Task requirements:
Copy exactly the lines that run from the top of the listing to the line containing "fig.patch.set_facecolor('white')", both ends included, and omit the pictures.

Material:
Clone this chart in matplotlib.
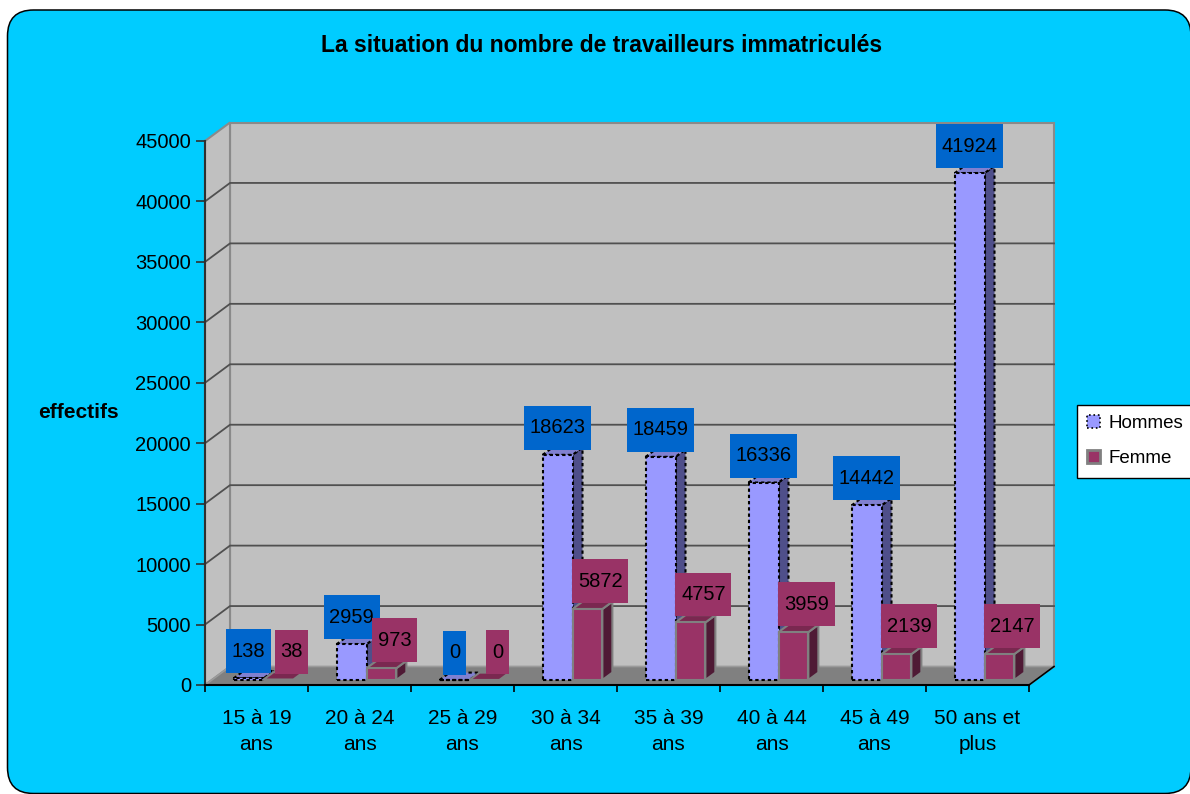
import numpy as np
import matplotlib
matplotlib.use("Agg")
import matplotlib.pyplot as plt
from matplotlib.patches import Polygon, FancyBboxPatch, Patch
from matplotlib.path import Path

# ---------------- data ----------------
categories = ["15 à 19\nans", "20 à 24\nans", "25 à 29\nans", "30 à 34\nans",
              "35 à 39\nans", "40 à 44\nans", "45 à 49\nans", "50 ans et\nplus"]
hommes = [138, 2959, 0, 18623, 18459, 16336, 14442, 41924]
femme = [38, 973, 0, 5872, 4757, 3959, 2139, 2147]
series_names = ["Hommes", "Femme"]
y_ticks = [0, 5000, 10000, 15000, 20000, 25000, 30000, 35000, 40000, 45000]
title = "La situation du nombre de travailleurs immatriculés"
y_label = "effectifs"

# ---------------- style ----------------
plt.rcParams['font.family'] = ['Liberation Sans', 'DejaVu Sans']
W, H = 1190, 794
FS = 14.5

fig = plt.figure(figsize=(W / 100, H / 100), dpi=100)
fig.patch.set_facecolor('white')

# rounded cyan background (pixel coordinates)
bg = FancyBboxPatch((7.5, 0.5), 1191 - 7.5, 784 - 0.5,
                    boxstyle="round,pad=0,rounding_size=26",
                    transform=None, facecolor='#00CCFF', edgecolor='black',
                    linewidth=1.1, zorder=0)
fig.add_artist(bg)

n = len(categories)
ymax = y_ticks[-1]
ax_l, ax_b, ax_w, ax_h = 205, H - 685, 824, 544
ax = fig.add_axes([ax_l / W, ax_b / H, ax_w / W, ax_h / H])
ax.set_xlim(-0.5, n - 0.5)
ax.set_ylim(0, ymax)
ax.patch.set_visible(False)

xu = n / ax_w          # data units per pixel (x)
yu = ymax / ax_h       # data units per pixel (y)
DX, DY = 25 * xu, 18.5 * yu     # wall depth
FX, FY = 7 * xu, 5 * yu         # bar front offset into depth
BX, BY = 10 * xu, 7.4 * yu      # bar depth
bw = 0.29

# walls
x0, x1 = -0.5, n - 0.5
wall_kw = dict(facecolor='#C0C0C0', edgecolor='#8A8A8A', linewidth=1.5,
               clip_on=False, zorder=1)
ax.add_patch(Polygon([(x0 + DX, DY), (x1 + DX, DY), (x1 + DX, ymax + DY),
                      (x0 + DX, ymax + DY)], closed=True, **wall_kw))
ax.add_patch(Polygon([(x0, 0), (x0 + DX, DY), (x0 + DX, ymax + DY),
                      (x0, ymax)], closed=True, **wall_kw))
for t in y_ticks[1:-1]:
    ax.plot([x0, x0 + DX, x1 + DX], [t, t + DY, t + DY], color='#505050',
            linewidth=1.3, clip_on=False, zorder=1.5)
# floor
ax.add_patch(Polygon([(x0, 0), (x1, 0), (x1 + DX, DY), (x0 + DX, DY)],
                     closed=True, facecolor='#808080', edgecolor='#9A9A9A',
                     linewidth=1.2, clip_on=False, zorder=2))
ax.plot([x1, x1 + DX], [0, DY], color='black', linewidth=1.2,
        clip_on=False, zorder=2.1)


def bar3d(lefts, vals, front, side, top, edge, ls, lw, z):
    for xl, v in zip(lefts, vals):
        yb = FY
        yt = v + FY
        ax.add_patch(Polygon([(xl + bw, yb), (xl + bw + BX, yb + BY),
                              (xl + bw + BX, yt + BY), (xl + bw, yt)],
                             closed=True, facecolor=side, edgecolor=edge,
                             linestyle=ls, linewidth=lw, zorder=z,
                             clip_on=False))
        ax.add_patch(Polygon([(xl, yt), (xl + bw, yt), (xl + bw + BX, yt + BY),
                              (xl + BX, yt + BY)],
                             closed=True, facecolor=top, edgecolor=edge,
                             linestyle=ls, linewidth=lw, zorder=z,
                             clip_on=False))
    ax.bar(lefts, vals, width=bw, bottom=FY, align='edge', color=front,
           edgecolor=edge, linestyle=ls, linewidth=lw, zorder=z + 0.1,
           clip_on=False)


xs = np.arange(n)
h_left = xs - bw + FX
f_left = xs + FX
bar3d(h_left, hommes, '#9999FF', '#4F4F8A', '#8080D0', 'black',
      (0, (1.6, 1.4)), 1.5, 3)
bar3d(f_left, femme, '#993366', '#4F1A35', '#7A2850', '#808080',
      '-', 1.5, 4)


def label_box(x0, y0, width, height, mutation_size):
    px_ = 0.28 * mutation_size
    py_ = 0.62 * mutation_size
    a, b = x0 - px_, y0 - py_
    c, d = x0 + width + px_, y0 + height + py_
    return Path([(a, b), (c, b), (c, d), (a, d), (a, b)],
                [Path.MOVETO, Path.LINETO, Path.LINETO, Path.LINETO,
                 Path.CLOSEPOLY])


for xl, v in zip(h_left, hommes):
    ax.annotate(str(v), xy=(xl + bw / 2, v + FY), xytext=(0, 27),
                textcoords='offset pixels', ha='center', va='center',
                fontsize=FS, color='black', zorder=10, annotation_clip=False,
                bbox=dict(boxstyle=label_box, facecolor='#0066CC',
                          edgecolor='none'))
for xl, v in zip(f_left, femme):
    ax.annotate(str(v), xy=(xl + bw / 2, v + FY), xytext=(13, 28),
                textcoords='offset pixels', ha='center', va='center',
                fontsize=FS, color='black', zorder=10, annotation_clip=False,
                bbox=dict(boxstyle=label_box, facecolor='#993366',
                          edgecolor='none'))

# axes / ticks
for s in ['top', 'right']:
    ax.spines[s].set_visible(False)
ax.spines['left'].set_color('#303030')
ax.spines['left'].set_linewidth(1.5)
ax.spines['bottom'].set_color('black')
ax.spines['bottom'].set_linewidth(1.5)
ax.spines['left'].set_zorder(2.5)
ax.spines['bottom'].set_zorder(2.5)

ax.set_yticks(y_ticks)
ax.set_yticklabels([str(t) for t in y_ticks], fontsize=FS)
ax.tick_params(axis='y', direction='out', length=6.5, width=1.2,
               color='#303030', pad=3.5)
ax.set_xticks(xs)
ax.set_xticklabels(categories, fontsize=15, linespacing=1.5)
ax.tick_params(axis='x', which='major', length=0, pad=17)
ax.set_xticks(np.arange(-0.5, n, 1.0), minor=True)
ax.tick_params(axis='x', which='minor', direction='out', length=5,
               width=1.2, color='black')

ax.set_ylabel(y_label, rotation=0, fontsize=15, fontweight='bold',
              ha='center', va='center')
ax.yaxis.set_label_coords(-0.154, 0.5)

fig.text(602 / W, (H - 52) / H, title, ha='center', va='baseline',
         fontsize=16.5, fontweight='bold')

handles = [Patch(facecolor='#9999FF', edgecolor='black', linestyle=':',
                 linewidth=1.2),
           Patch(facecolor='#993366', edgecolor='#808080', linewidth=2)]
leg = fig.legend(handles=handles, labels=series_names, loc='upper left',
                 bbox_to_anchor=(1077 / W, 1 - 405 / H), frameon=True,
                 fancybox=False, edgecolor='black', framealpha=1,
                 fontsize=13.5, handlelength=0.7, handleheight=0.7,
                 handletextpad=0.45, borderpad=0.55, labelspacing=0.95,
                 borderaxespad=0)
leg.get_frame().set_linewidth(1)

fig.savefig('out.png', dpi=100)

Exercise response:
Clone this chart in matplotlib.
import numpy as np
import matplotlib
matplotlib.use("Agg")
import matplotlib.pyplot as plt
from matplotlib.patches import Polygon, FancyBboxPatch, Patch
from matplotlib.path import Path

# ---------------- data ----------------
categories = ["15 à 19\nans", "20 à 24\nans", "25 à 29\nans", "30 à 34\nans",
              "35 à 39\nans", "40 à 44\nans", "45 à 49\nans", "50 ans et\nplus"]
hommes = [138, 2959, 0, 18623, 18459, 16336, 14442, 41924]
femme = [38, 973, 0, 5872, 4757, 3959, 2139, 2147]
series_names = ["Hommes", "Femme"]
y_ticks = [0, 5000, 10000, 15000, 20000, 25000, 30000, 35000, 40000, 45000]
title = "La situation du nombre de travailleurs immatriculés"
y_label = "effectifs"

# ---------------- style ----------------
plt.rcParams['font.family'] = ['Liberation Sans', 'DejaVu Sans']
W, H = 1190, 794
FS = 14.5

fig = plt.figure(figsize=(W / 100, H / 100), dpi=100)
fig.patch.set_facecolor('white')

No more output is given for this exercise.